Slot-Based Design Could Eliminate Traffic Lights

An MIT study determined that traffic lights, and their inefficiencies, could be eliminated if all vehicles were equipped to regulate their speed and "batch" together as they approach intersections.

1 minute read

April 12, 2016, 9:00 AM PDT

By Philip Rojc @PhilipRojc


Traffic Light

David Lofink / Flickr

Less a fully autonomous system than an extension of cruise control, the slot-based network could take away the need to wait at traffic lights. "The basic idea is that actors in a system are grouped into batches, and the speed of their movement is carefully controlled to move them more efficiently through a space."

Carlo Ratti and Paolo Santi of MIT have released a study that examines how cars could communicate to navigate intersections without coming to a stop.
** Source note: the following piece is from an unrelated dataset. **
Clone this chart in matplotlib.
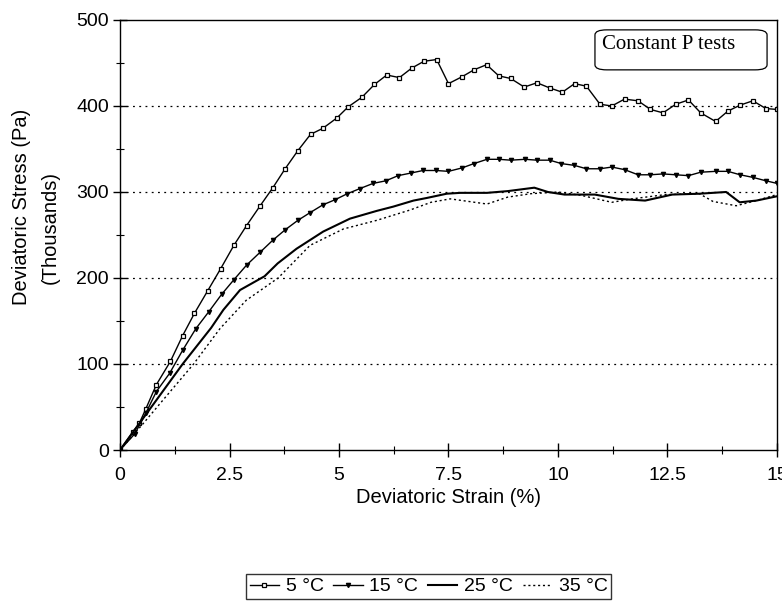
import matplotlib
matplotlib.use("Agg")
import matplotlib.pyplot as plt
from matplotlib.patches import FancyBboxPatch
from matplotlib.ticker import MultipleLocator, FuncFormatter

# deviatoric strain (%) / deviatoric stress (thousands Pa)
strain_5 = [0, 0.29, 0.44, 0.59, 0.83, 1.15, 1.43, 1.70, 2.0, 2.3, 2.6, 2.89, 3.2, 3.49,
            3.77, 4.06, 4.35, 4.63, 4.95, 5.21, 5.52, 5.81, 6.09, 6.38, 6.66, 6.94, 7.23,
            7.50, 7.81, 8.08, 8.37, 8.65, 8.92, 9.23, 9.52, 9.81, 10.10, 10.38, 10.65,
            10.96, 11.23, 11.52, 11.83, 12.11, 12.40, 12.69, 12.98, 13.26, 13.60, 13.88,
            14.16, 14.45, 14.75, 15.0]
stress_5 = [0, 21, 31, 48, 76, 103, 133, 159, 185, 211, 238, 261, 284, 305,
            327, 348, 367, 374, 386, 399, 410, 425, 436, 433, 444, 452, 454,
            426, 434, 442, 448, 435, 432, 422, 427, 421, 416, 426, 423,
            402, 400, 408, 406, 396, 392, 402, 407, 392, 382, 394,
            401, 406, 397, 396]

strain_15 = [0, 0.34, 0.59, 0.83, 1.13, 1.43, 1.73, 2.03, 2.32, 2.60, 2.89, 3.2, 3.49,
             3.77, 4.06, 4.34, 4.63, 4.91, 5.19, 5.48, 5.78, 6.07, 6.35, 6.64, 6.92, 7.21,
             7.50, 7.81, 8.08, 8.38, 8.65, 8.92, 9.25, 9.52, 9.81, 10.08, 10.37, 10.65,
             10.96, 11.23, 11.52, 11.83, 12.11, 12.40, 12.69, 12.98, 13.26, 13.60, 13.88,
             14.16, 14.45, 14.75, 15.0]
stress_15 = [0, 19, 43, 68, 89, 116, 141, 161, 181, 198, 215, 230, 244,
             256, 267, 276, 285, 291, 298, 304, 310, 313, 319, 322, 325, 325,
             324, 328, 333, 338, 338, 337, 338, 337, 337, 333, 331, 327,
             327, 329, 326, 320, 320, 321, 320, 319, 323, 324, 324,
             320, 317, 313, 310]

strain_25 = [0, 0.4, 0.83, 1.43, 2.08, 2.36, 2.74, 3.3, 3.6, 4.03, 4.64, 5.25, 5.86, 6.24,
             6.70, 7.0, 7.46, 7.77, 8.38, 8.85, 9.46, 9.77, 10.15, 10.84, 11.38, 11.99,
             12.61, 13.23, 13.84, 14.15, 14.53, 15.0]
stress_25 = [0, 28, 58, 100, 142, 163, 186, 202, 217, 234, 254, 269, 278, 283,
             290, 293, 298, 299, 299, 301, 305, 300, 297, 297, 292, 290,
             297, 298, 300, 288, 290, 295]

strain_35 = [0, 0.5, 0.98, 1.68, 2.28, 2.88, 3.61, 4.34, 5.10, 5.86, 6.62, 7.1, 7.54,
             8.38, 8.85, 9.38, 10.0, 10.54, 11.23, 11.69, 12.46, 13.23, 13.54, 14.07,
             14.53, 15.0]
stress_35 = [0, 29, 58, 100, 141, 174, 200, 238, 257, 267, 279, 288, 292,
             286, 294, 298, 300, 296, 288, 292, 297, 298, 289, 284,
             290, 297]

labels = ['5 °C', '15 °C', '25 °C', '35 °C']
gridlines = [100, 200, 300, 400]

plt.rcParams['font.family'] = ['Liberation Sans', 'DejaVu Sans']

fig = plt.figure(figsize=(7.82, 6.11), dpi=100)
ax = fig.add_axes([0.1535, 0.2635, 0.84, 0.7038])

ax.plot(strain_5, stress_5, color='black', lw=1.0, marker='s', ms=3.5,
        mfc='white', mec='black', mew=0.9, label=labels[0])
ax.plot(strain_15, stress_15, color='black', lw=1.0, marker='v', ms=3,
        mfc='black', mec='black', label=labels[1])
ax.plot(strain_25, stress_25, color='black', lw=1.5, label=labels[2])
ax.plot(strain_35, stress_35, color='black', lw=1.0, ls=(0, (1.5, 2.0)), label=labels[3])

for yv in gridlines:
    ax.axhline(yv, color='black', lw=0.9, ls=(0, (1.5, 3.5)), zorder=0)

ax.set_xlim(0, 15)
ax.set_ylim(0, 500)
ax.xaxis.set_major_locator(MultipleLocator(2.5))
ax.xaxis.set_minor_locator(MultipleLocator(1.25))
ax.yaxis.set_major_locator(MultipleLocator(100))
ax.yaxis.set_minor_locator(MultipleLocator(50))
ax.xaxis.set_major_formatter(FuncFormatter(lambda v, p: f'{v:g}'))
ax.tick_params(which='major', direction='inout', length=10, width=1, labelsize=14)
ax.tick_params(which='minor', direction='inout', length=6, width=0.8)
ax.tick_params(axis='x', pad=7)
ax.tick_params(axis='y', pad=3)

for s in ax.spines.values():
    s.set_linewidth(1.0)

ax.set_xlabel('Deviatoric Strain (%)', fontsize=14.5, labelpad=3)
fig.text(0.028, 0.661, 'Deviatoric Stress (Pa)', rotation=90, fontsize=14.5,
         ha='center', va='center')
fig.text(0.064, 0.627, '(Thousands)', rotation=90, fontsize=14.5,
         ha='center', va='center')

box = FancyBboxPatch((0.723, 0.884), 0.262, 0.093, transform=ax.transAxes,
                     boxstyle='round,pad=0,rounding_size=0.018', fc='white',
                     ec='black', lw=0.9, mutation_aspect=0.65)
ax.add_patch(box)
ax.text(0.734, 0.942, 'Constant P tests', transform=ax.transAxes, ha='left',
        va='center', fontsize=15, family='Liberation Serif')

leg = fig.legend(loc='center', bbox_to_anchor=(0.548, 0.04), ncol=4, fontsize=14,
                 frameon=True, fancybox=False, edgecolor='black', handlelength=1.5,
                 handletextpad=0.35, columnspacing=0.5, borderpad=0.2)
leg.get_frame().set_linewidth(1.0)

fig.savefig('out.png', dpi=100)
The system relies on sensors that relay a vehicle's trajectory to a central computer, which can then control that vehicle's speed and group it with other cars before arriving in the intersection.

Essentially, writes Kelsey Campbell-Dollaghan, "What Santi and Ratti are proposing is a super-intelligent piece of software that could take the basic model of a stoplight—cycling between stop and go—and speed it up," so that all vehicles continue through the intersections at slow but steady speeds. 

Of course, the article notes, slot-based design has to contend with the same barrier autonomous vehicles face: a human unwillingness to give up control.